A social networking site is a place where a person puts their best foot forward and shows us the character that they want to be. It is also a place where we explore the characters and stories of others. We search for people with common values and complimentary needs to enrich our story and theirs, or to reconnect with people who enriched past chapter’s of our life’s story. In cyber-culture, the mating ritual has found a place to express many latent emotions. This is good. This is healthy. We keep a wary eye out for predators, but also trust in the benefits of widening our social circle.
For the corporate interests, consumer profiles are pieced together from demographic data gathered by the way we perform the ritual. How old we are, where we live, who we live with, what we like and what we buy make up the character and plot of that story but who supplies the point of view? If every story combines three essential elements, plot, character and point of view, we must realize that the creators of these social websites are are supplying the point of view to the story that we are supplying with our character and plot .

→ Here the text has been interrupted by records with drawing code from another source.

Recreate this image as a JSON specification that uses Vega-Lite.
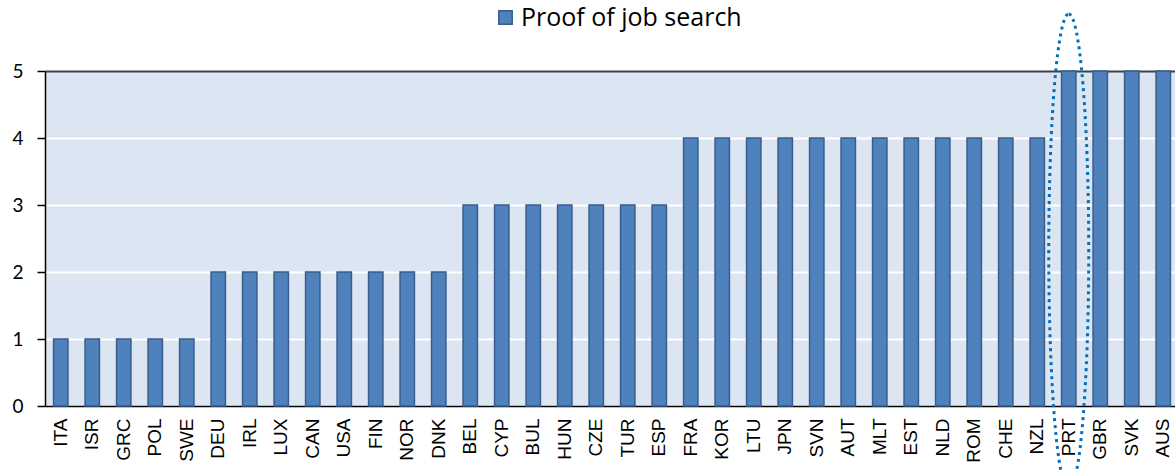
{
  "$schema": "https://vega.github.io/schema/vega-lite/v6.json",
  "width": 1134,
  "height": 335,
  "autosize": {"type": "none"},
  "padding": {"left": 45, "top": 71, "right": 0, "bottom": 65},
  "background": "white",
  "config": {
    "view": {"fill": "#dce6f2", "stroke": null},
    "font": "Lato"
  },
  "datasets": {
    "scores": [
      {"country": "ITA", "value": 1},
      {"country": "ISR", "value": 1},
      {"country": "GRC", "value": 1},
      {"country": "POL", "value": 1},
      {"country": "SWE", "value": 1},
      {"country": "DEU", "value": 2},
      {"country": "IRL", "value": 2},
      {"country": "LUX", "value": 2},
      {"country": "CAN", "value": 2},
      {"country": "USA", "value": 2},
      {"country": "FIN", "value": 2},
      {"country": "NOR", "value": 2},
      {"country": "DNK", "value": 2},
      {"country": "BEL", "value": 3},
      {"country": "CYP", "value": 3},
      {"country": "BUL", "value": 3},
      {"country": "HUN", "value": 3},
      {"country": "CZE", "value": 3},
      {"country": "TUR", "value": 3},
      {"country": "ESP", "value": 3},
      {"country": "FRA", "value": 4},
      {"country": "KOR", "value": 4},
      {"country": "LTU", "value": 4},
      {"country": "JPN", "value": 4},
      {"country": "SVN", "value": 4},
      {"country": "AUT", "value": 4},
      {"country": "MLT", "value": 4},
      {"country": "EST", "value": 4},
      {"country": "NLD", "value": 4},
      {"country": "ROM", "value": 4},
      {"country": "CHE", "value": 4},
      {"country": "NZL", "value": 4},
      {"country": "PRT", "value": 5},
      {"country": "GBR", "value": 5},
      {"country": "SVK", "value": 5},
      {"country": "AUS", "value": 5}
    ],
    "highlight": [
      {"country": "PRT", "value": 2.3}
    ]
  },
  "layer": [
    {
      "data": {"name": "scores"},
      "mark": {"type": "bar", "stroke": "#385d8a", "strokeWidth": 1.5},
      "encoding": {
        "x": {
          "field": "country",
          "type": "nominal",
          "sort": null,
          "scale": {"paddingInner": 0.543, "paddingOuter": 0.2715},
          "axis": {
            "title": null,
            "labelAngle": -90,
            "labelFont": "Liberation Sans",
            "labelFontSize": 19,
            "labelColor": "#000000",
            "labelPadding": 12,
            "ticks": false,
            "domainColor": "#000000",
            "domainWidth": 1.5
          }
        },
        "y": {
          "field": "value",
          "type": "quantitative",
          "scale": {"domain": [0, 5], "nice": false},
          "axis": {
            "title": null,
            "values": [0, 1, 2, 3, 4, 5],
            "format": "d",
            "labelFontSize": 19,
            "labelColor": "#000000",
            "labelPadding": 14,
            "tickSize": 8,
            "tickColor": "#000000",
            "tickWidth": 1.5,
            "domainColor": "#000000",
            "domainWidth": 1.5,
            "grid": true,
            "gridColor": {"condition": {"test": "datum.value == 5", "value": "#404040"}, "value": "#ffffff"},
            "gridWidth": 2
          }
        },
        "color": {
          "datum": "Proof of job search",
          "type": "nominal",
          "scale": {"range": ["#4f81bd"]},
          "legend": {
            "title": null,
            "orient": "none",
            "legendX": 448,
            "legendY": -66,
            "symbolType": "square",
            "symbolSize": 180,
            "symbolStrokeColor": "#385d8a",
            "symbolStrokeWidth": 1.5,
            "labelFontSize": 25,
            "labelColor": "#000000",
            "labelFont": "Open Sans",
            "labelOffset": 3,
            "labelLimit": 0
          }
        }
      }
    },
    {
      "data": {"name": "highlight"},
      "mark": {
        "type": "point",
        "shape": "M0,-1 A0.084,1 0 1,1 0,1 A0.084,1 0 1,1 0,-1 Z",
        "size": 226576,
        "filled": false,
        "stroke": "#0070c0",
        "strokeWidth": 3,
        "strokeDash": [3, 4],
        "opacity": 1
      },
      "encoding": {
        "x": {"field": "country", "type": "nominal", "sort": null},
        "y": {"field": "value", "type": "quantitative"}
      }
    }
  ]
}
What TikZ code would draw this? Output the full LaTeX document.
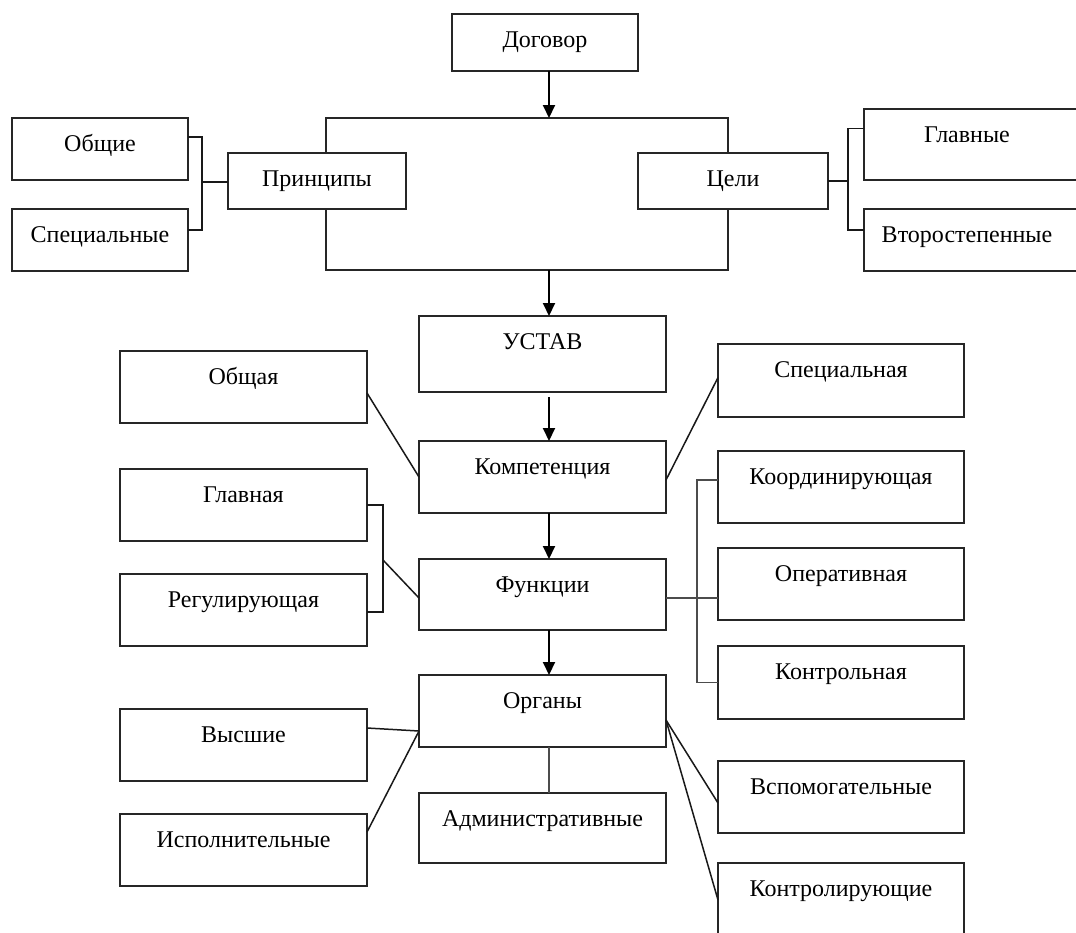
\documentclass[tikz,border=0pt]{standalone}
\usepackage{fontspec}
\setmainfont{Liberation Serif}
\usetikzlibrary{arrows.meta,calc}
\begin{document}
\begin{tikzpicture}[x=1pt,y=-1pt,
 box/.style={draw=black!85, line width=1.8pt, fill=white, inner sep=0pt, outer sep=0pt,
   text height=33pt, anchor=north west, font=\fontsize{24}{28}\selectfont},
 openbox/.style={box, draw=none},
 boxline/.style={draw=black!85, line width=1.8pt},
 arr/.style={line width=2pt, draw=black, -{Triangle[length=13pt,width=12pt]}},
 conn/.style={line width=1.5pt, draw=black!90},
 thinconn/.style={line width=1.1pt, draw=black!70}]
\clip (0,0) rectangle (1076,932);
\fill[white] (0,0) rectangle (1076,932);
% frame
\node[draw=black!85, line width=1.8pt, inner sep=0pt, outer sep=0pt, minimum width=402pt, minimum height=152pt, anchor=north west] (frame) at (326,118) {};
% top
\node[box, minimum width=186pt, text depth=24pt] (dog) at (452,14) {Договор};
\node[box, minimum width=176pt, text depth=29pt] (obsh) at (12,118) {Общие};
\node[box, minimum width=176pt, text depth=29pt] (spec) at (12,209) {Специальные};
\node[box, minimum width=178pt, text depth=23pt] (princ) at (228,153) {Принципы};
\node[box, minimum width=190pt, text depth=23pt] (celi) at (638,153) {Цели};
\node[openbox, minimum width=206pt, text depth=38pt] (glav) at (864,109) {Главные};
\node[openbox, minimum width=206pt, text depth=29pt] (vtor) at (864,209) {Второстепенные};
\draw[boxline] ([xshift=30pt]glav.north east) -- (glav.north west) -- (glav.south west) -- ([xshift=30pt]glav.south east);
\draw[boxline] ([xshift=30pt]vtor.north east) -- (vtor.north west) -- (vtor.south west) -- ([xshift=30pt]vtor.south east);
% centre column
\node[box, minimum width=247pt, text depth=43pt] (ustav) at (419,316) {УСТАВ};
\node[box, minimum width=247pt, text depth=39pt] (komp) at (419,441) {Компетенция};
\node[box, minimum width=247pt, text depth=38pt] (func) at (419,559) {Функции};
\node[box, minimum width=247pt, text depth=39pt] (org) at (419,675) {Органы};
\node[box, minimum width=247pt, text depth=37pt] (adm) at (419,793) {Административные};
% left column
\node[box, minimum width=247pt, text depth=39pt] (obshaya) at (120,351) {Общая};
\node[box, minimum width=247pt, text depth=39pt] (glavnaya) at (120,469) {Главная};
\node[box, minimum width=247pt, text depth=39pt] (regul) at (120,574) {Регулирующая};
\node[box, minimum width=247pt, text depth=39pt] (vysh) at (120,709) {Высшие};
\node[box, minimum width=247pt, text depth=39pt] (ispoln) at (120,814) {Исполнительные};
% right column
\node[box, minimum width=246pt, text depth=40pt] (specn) at (718,344) {Специальная};
\node[box, minimum width=246pt, text depth=39pt] (koord) at (718,451) {Координирующая};
\node[box, minimum width=246pt, text depth=39pt] (oper) at (718,548) {Оперативная};
\node[box, minimum width=246pt, text depth=40pt] (kontr) at (718,646) {Контрольная};
\node[box, minimum width=246pt, text depth=39pt] (vspom) at (718,761) {Вспомогательные};
\node[box, minimum width=246pt, text depth=57pt] (kontrol) at (718,863) {Контролирующие};
% arrows
\coordinate (ax) at (549,0);
\draw[arr] (dog.south -| ax) -- (frame.north -| ax);
\draw[arr] (frame.south -| ax) -- (ustav.north -| ax);
\draw[arr, shorten <=5pt] (ustav.south -| ax) -- (komp.north -| ax);
\draw[arr] (komp.south -| ax) -- (func.north -| ax);
\draw[arr] (func.south -| ax) -- (org.north -| ax);
% brackets top
\coordinate (bL) at (202,182);
\draw[conn] ([yshift=12pt]obsh.east) -| (bL) |- ([yshift=10pt]spec.east);
\draw[conn] (bL) -- (princ.west |- bL);
\coordinate (bR) at (848,181);
\draw[conn] (celi.east) -- (bR);
\draw[conn] ([yshift=16pt]glav.west) -| (bR) |- ([yshift=10pt]vtor.west);
% competence
\draw[conn] ([yshift=-6pt]obshaya.east) -- (komp.west);
\draw[conn] ([yshift=-3pt]komp.east) -- ([yshift=3pt]specn.west);
% functions
\coordinate (bG) at (383,560);
\draw[conn] (glavnaya.east) -| (bG) |- ([yshift=-2pt]regul.east);
\draw[conn] (bG) -- ([yshift=-3.5pt]func.west);
\coordinate (fR) at ([yshift=-3.5pt]func.east);
\draw[thinconn] (fR) -- (fR -| oper.west);
\coordinate (bK) at (697,580);
\draw[thinconn] ([yshift=7pt]koord.west) -| (bK) |- (kontr.west);
% organs
\coordinate (oL) at ($(org.west)+(0,20)$);
\draw[conn] ([yshift=17pt]vysh.east) -- (oL);
\draw[conn] ([yshift=18pt]ispoln.east) -- (oL);
\draw[thinconn] (org.south -| ax) -- (adm.north -| ax);
\coordinate (oR) at ($(org.east)+(0,9)$);
\draw[conn] (oR) -- ([yshift=-6pt]vspom.west);
\draw[conn] (oR) -- ([yshift=8pt]kontrol.west);
\end{tikzpicture}
\end{document}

Facebook, for example, is a blank page upon which a person’s story is written. What and how we write about ourselves, our choice and use of language, our preferences in friends, music, television, movies and popular websites make up the character and plot of that story. The viewpoint of that story is imposed by the author of Facebook, Mark Zuckerberg. Mark is the one unifying connection that runs through the entire Facebook demographic.
We may not all be Mark’s friend, but we are all actors on his stage and legally, he has a legitimate claim to authorship of the entire digital output of his enterprise including our profiles. However it is important for us members to keep in mind an online community is made up of individuals who are connected in ways more significant than a social networking site can encompass. The real social network exists whether or not Facebook or BoobTube take part in it. The social network was not invented by any one. You are the social network. They can take away all the computers, cameras, recruiters and programmers and the social network will still be alive and well, because no one can take away your story.